__Requirement__: Copy the data precisely, character for character, and leave out every picture.

* Start *

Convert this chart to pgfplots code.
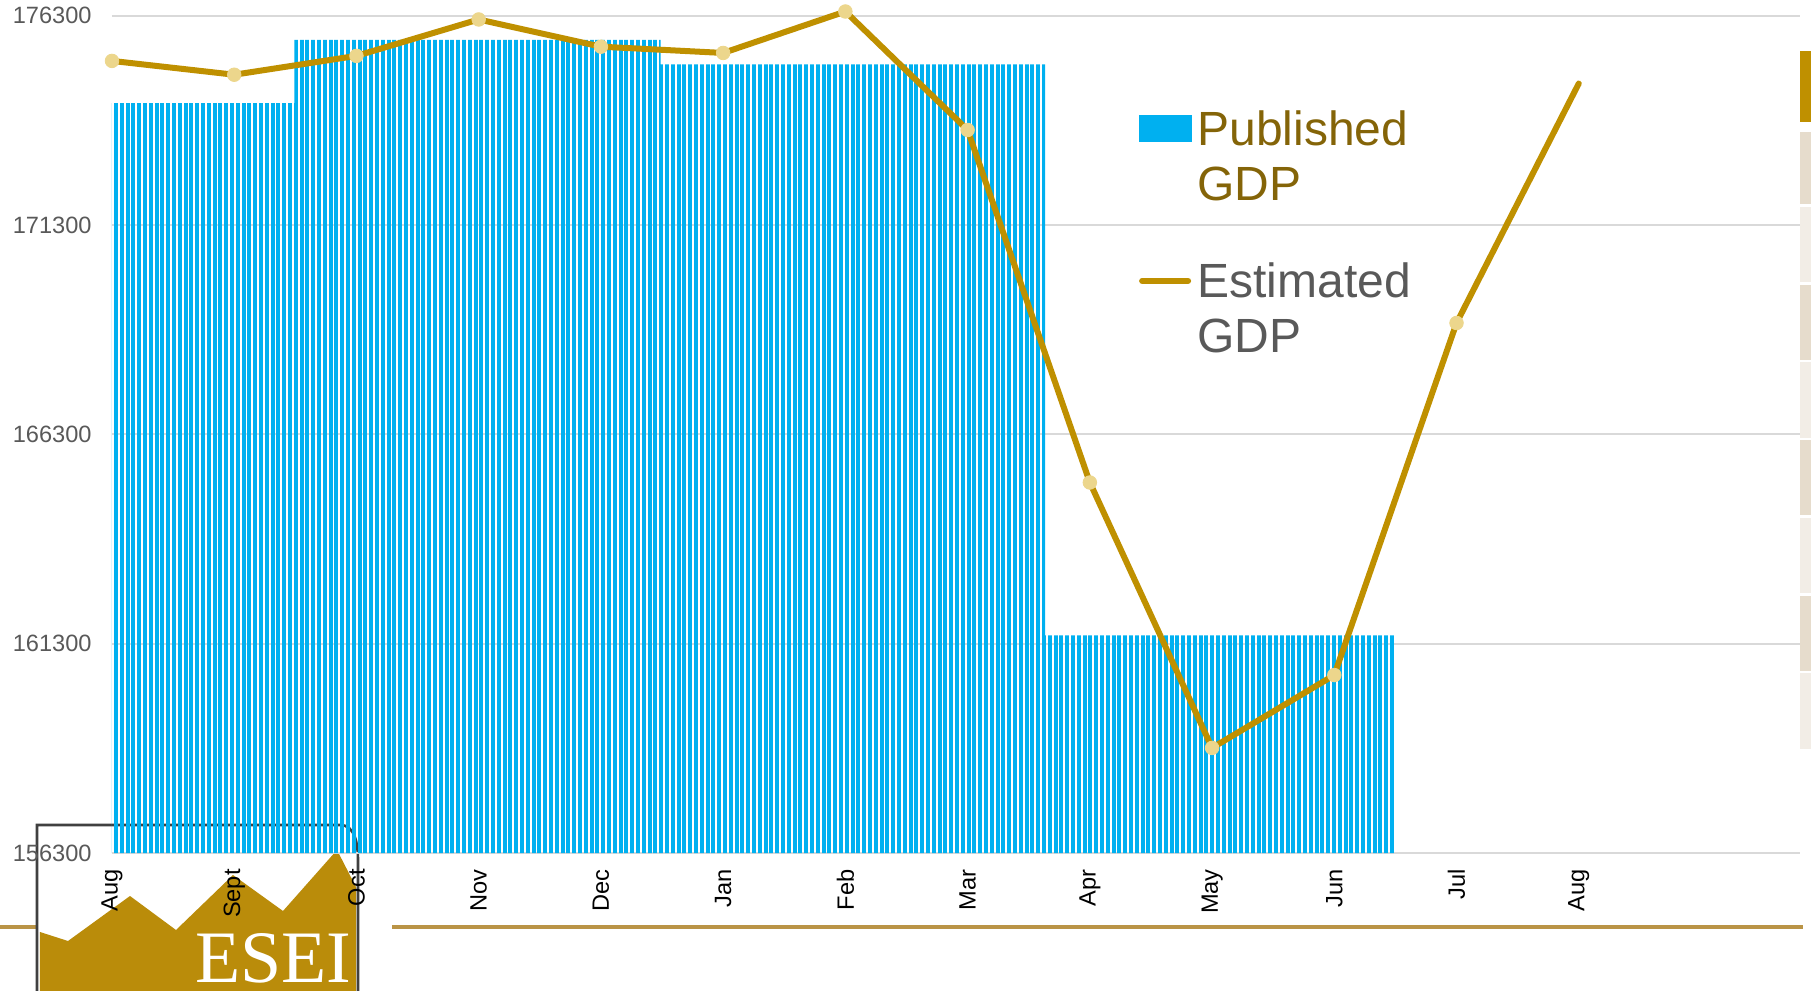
\documentclass[border=0pt]{standalone}
\usepackage{fontspec}
\setmainfont{Liberation Sans}
\newfontfamily\eseifont{Liberation Serif}
\usepackage{pgfplots}
\pgfplotsset{compat=1.18}
\usetikzlibrary{patterns.meta}
\definecolor{cyanbar}{RGB}{0,176,240}
\definecolor{goldline}{RGB}{191,144,0}
\definecolor{markfill}{RGB}{236,214,140}
\definecolor{pubtext}{RGB}{132,100,8}
\definecolor{esttext}{RGB}{89,89,89}
\definecolor{gridgray}{RGB}{217,217,217}
\definecolor{ticklab}{RGB}{89,89,89}
\definecolor{beige}{RGB}{230,220,204}
\definecolor{lightbeige}{RGB}{242,237,230}
\definecolor{framegray}{RGB}{64,64,64}
\definecolor{logogold}{RGB}{186,140,10}
\definecolor{rulegold}{RGB}{186,148,70}

\begin{document}
\begin{tikzpicture}
\useasboundingbox (-56pt,-69pt) rectangle (849.5pt,426.5pt);
% page decorations (logo, rule, side strip)
\fill[white] (-54pt,-72pt) rectangle (139pt,30.5pt);
\draw[rulegold, line width=2pt] (-56pt,-37pt) -- (-37.5pt,-37pt);
\draw[rulegold, line width=2pt] (140pt,-37pt) -- (845.5pt,-37pt);
\fill[logogold] (-36pt,-39.5pt) -- (-22pt,-44pt) -- (9pt,-21.5pt) -- (32pt,-38.5pt) -- (60.5pt,-11pt) -- (85.5pt,-29pt) -- (112.5pt,1.5pt) -- (122pt,-17pt) -- (122pt,-72pt) -- (-36pt,-72pt) -- cycle;
\draw[framegray, line width=1.3pt] (-37.5pt,-72pt) -- (-37.5pt,14pt) -- (114pt,14pt) to[out=0,in=90] (123pt,-4pt) -- (123pt,-72pt);
\node[white, font=\eseifont\fontsize{37}{37}\selectfont, anchor=base west, inner sep=0pt] at (41.5pt,-64.5pt) {ESEI};
\fill[goldline] (844pt,401pt) rectangle (849.5pt,365.5pt);
\fill[beige] (844pt,360.5pt) rectangle (849.5pt,324.5pt);
\fill[lightbeige] (844pt,323pt) rectangle (849.5pt,285.5pt);
\fill[beige] (844pt,284pt) rectangle (849.5pt,246.5pt);
\fill[lightbeige] (844pt,245.5pt) rectangle (849.5pt,207.5pt);
\fill[beige] (844pt,206.5pt) rectangle (849.5pt,169pt);
\fill[lightbeige] (844pt,167.5pt) rectangle (849.5pt,130pt);
\fill[beige] (844pt,128.5pt) rectangle (849.5pt,91pt);
\fill[lightbeige] (844pt,90pt) rectangle (849.5pt,52pt);

\begin{axis}[
  at={(0pt,0pt)}, anchor=south west,
  scale only axis, width=844pt, height=418.65pt,
  xmin=0, xmax=13.81, ymin=156300, ymax=176300,
  clip=false,
  ytick={156300,161300,166300,171300,176300},
  xtick={0,1,2,3,4,5,6,7,8,9,10,11,12},
  xticklabels={Aug,Sept,Oct,Nov,Dec,Jan,Feb,Mar,Apr,May,Jun,Jul,Aug},
  axis line style={draw=none},
  major tick length=0pt,
  ymajorgrids, major grid style={gridgray, line width=1pt},
  /pgf/number format/assume math mode=true,
  scaled y ticks=false,
  yticklabel style={font=\fontsize{11.8}{12}\selectfont, text=ticklab, inner sep=0pt, anchor=east, /pgf/number format/.cd, fixed, 1000 sep={}},
  yticklabel shift=10pt,
  xticklabel style={font=\fontsize{11.8}{12}\selectfont, text=black, rotate=90, anchor=east, inner sep=0pt},
  xticklabel shift=8pt,
  legend cell align=left,
  legend style={at={(axis description cs:0.608,0.887)}, anchor=north west, draw=none, fill=none,
    inner sep=0pt, row sep=29.5pt, column sep=3pt,
    font=\fontsize{24}{27.5}\selectfont,
    nodes={align=left, inner sep=0pt}},
]
\addlegendimage{legend image code/.code={\fill[cyanbar] (0pt,7.8pt) rectangle (26pt,20.8pt);}}
\addlegendentry[text=pubtext]{Published\\GDP}
\addlegendimage{legend image code/.code={\draw[goldline, line width=3pt, line cap=round] (1.5pt,14pt) -- (24.5pt,14pt);}}
\addlegendentry[text=esttext]{Estimated\\GDP}

% Published GDP (step bars)
\addplot[const plot mark left, draw=none, forget plot,
  pattern={Lines[angle=90, distance=2.9pt, line width=2pt]}, pattern color=cyanbar]
  coordinates {(0,174210) (1.493,175720) (4.488,175140) (7.635,161500) (10.49,161500)}
  -- (axis cs:10.49,156300) -- (axis cs:0,156300) -- cycle;

% Estimated GDP markers
\addplot[only marks, color=markfill, mark=*, mark size=3.4pt, forget plot]
  coordinates {(0,175220) (1,174890) (2,175340) (3,176210) (4,175560) (5,175410) (6,176400)
               (7,173570) (8,165150) (9,158810) (10,160550) (11,168960)};
% Estimated GDP line
\addplot[goldline, line width=3pt, line join=round, line cap=round, forget plot]
  coordinates {(0,175220) (1,174890) (2,175340) (3,176210) (4,175560) (5,175410) (6,176400)
               (7,173570) (8,165150) (9,158810) (10,160550) (11,168960) (12,174680)};
\end{axis}
\end{tikzpicture}
\end{document}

* End *

__Finished answer__:
Convert this chart to pgfplots code.
\documentclass[border=0pt]{standalone}
\usepackage{fontspec}
\setmainfont{Liberation Sans}
\newfontfamily\eseifont{Liberation Serif}
\usepackage{pgfplots}
\pgfplotsset{compat=1.18}
\usetikzlibrary{patterns.meta}
\definecolor{cyanbar}{RGB}{0,176,240}
\definecolor{goldline}{RGB}{191,144,0}
\definecolor{markfill}{RGB}{236,214,140}
\definecolor{pubtext}{RGB}{132,100,8}
\definecolor{esttext}{RGB}{89,89,89}
\definecolor{gridgray}{RGB}{217,217,217}
\definecolor{ticklab}{RGB}{89,89,89}
\definecolor{beige}{RGB}{230,220,204}
\definecolor{lightbeige}{RGB}{242,237,230}
\definecolor{framegray}{RGB}{64,64,64}
\definecolor{logogold}{RGB}{186,140,10}
\definecolor{rulegold}{RGB}{186,148,70}

\begin{document}
\begin{tikzpicture}
\useasboundingbox (-56pt,-69pt) rectangle (849.5pt,426.5pt);
% page decorations (logo, rule, side strip)
\fill[white] (-54pt,-72pt) rectangle (139pt,30.5pt);
\draw[rulegold, line width=2pt] (-56pt,-37pt) -- (-37.5pt,-37pt);
\draw[rulegold, line width=2pt] (140pt,-37pt) -- (845.5pt,-37pt);
\fill[logogold] (-36pt,-39.5pt) -- (-22pt,-44pt) -- (9pt,-21.5pt) -- (32pt,-38.5pt) -- (60.5pt,-11pt) -- (85.5pt,-29pt) -- (112.5pt,1.5pt) -- (122pt,-17pt) -- (122pt,-72pt) -- (-36pt,-72pt) -- cycle;
\draw[framegray, line width=1.3pt] (-37.5pt,-72pt) -- (-37.5pt,14pt) -- (114pt,14pt) to[out=0,in=90] (123pt,-4pt) -- (123pt,-72pt);
\node[white, font=\eseifont\fontsize{37}{37}\selectfont, anchor=base west, inner sep=0pt] at (41.5pt,-64.5pt) {ESEI};
\fill[goldline] (844pt,401pt) rectangle (849.5pt,365.5pt);
\fill[beige] (844pt,360.5pt) rectangle (849.5pt,324.5pt);
\fill[lightbeige] (844pt,323pt) rectangle (849.5pt,285.5pt);
\fill[beige] (844pt,284pt) rectangle (849.5pt,246.5pt);
\fill[lightbeige] (844pt,245.5pt) rectangle (849.5pt,207.5pt);
\fill[beige] (844pt,206.5pt) rectangle (849.5pt,169pt);
\fill[lightbeige] (844pt,167.5pt) rectangle (849.5pt,130pt);
\fill[beige] (844pt,128.5pt) rectangle (849.5pt,91pt);
\fill[lightbeige] (844pt,90pt) rectangle (849.5pt,52pt);

\begin{axis}[
  at={(0pt,0pt)}, anchor=south west,
  scale only axis, width=844pt, height=418.65pt,
  xmin=0, xmax=13.81, ymin=156300, ymax=176300,
  clip=false,
  ytick={156300,161300,166300,171300,176300},
  xtick={0,1,2,3,4,5,6,7,8,9,10,11,12},
  xticklabels={Aug,Sept,Oct,Nov,Dec,Jan,Feb,Mar,Apr,May,Jun,Jul,Aug},
  axis line style={draw=none},
  major tick length=0pt,
  ymajorgrids, major grid style={gridgray, line width=1pt},
  /pgf/number format/assume math mode=true,
  scaled y ticks=false,
  yticklabel style={font=\fontsize{11.8}{12}\selectfont, text=ticklab, inner sep=0pt, anchor=east, /pgf/number format/.cd, fixed, 1000 sep={}},
  yticklabel shift=10pt,
  xticklabel style={font=\fontsize{11.8}{12}\selectfont, text=black, rotate=90, anchor=east, inner sep=0pt},
  xticklabel shift=8pt,
  legend cell align=left,
  legend style={at={(axis description cs:0.608,0.887)}, anchor=north west, draw=none, fill=none,
    inner sep=0pt, row sep=29.5pt, column sep=3pt,
    font=\fontsize{24}{27.5}\selectfont,
    nodes={align=left, inner sep=0pt}},
]
\addlegendimage{legend image code/.code={\fill[cyanbar] (0pt,7.8pt) rectangle (26pt,20.8pt);}}
\addlegendentry[text=pubtext]{Published\\GDP}
\addlegendimage{legend image code/.code={\draw[goldline, line width=3pt, line cap=round] (1.5pt,14pt) -- (24.5pt,14pt);}}
\addlegendentry[text=esttext]{Estimated\\GDP}

% Published GDP (step bars)
\addplot[const plot mark left, draw=none, forget plot,
  pattern={Lines[angle=90, distance=2.9pt, line width=2pt]}, pattern color=cyanbar]
  coordinates {(0,174210) (1.493,175720) (4.488,175140) (7.635,161500) (10.49,161500)}
  -- (axis cs:10.49,156300) -- (axis cs:0,156300) -- cycle;

% Estimated GDP markers
\addplot[only marks, color=markfill, mark=*, mark size=3.4pt, forget plot]
  coordinates {(0,175220) (1,174890) (2,175340) (3,176210) (4,175560) (5,175410) (6,176400)
               (7,173570) (8,165150) (9,158810) (10,160550) (11,168960)};
% Estimated GDP line
\addplot[goldline, line width=3pt, line join=round, line cap=round, forget plot]
  coordinates {(0,175220) (1,174890) (2,175340) (3,176210) (4,175560) (5,175410) (6,176400)
               (7,173570) (8,165150) (9,158810) (10,160550) (11,168960) (12,174680)};
\end{axis}
\end{tikzpicture}
\end{document}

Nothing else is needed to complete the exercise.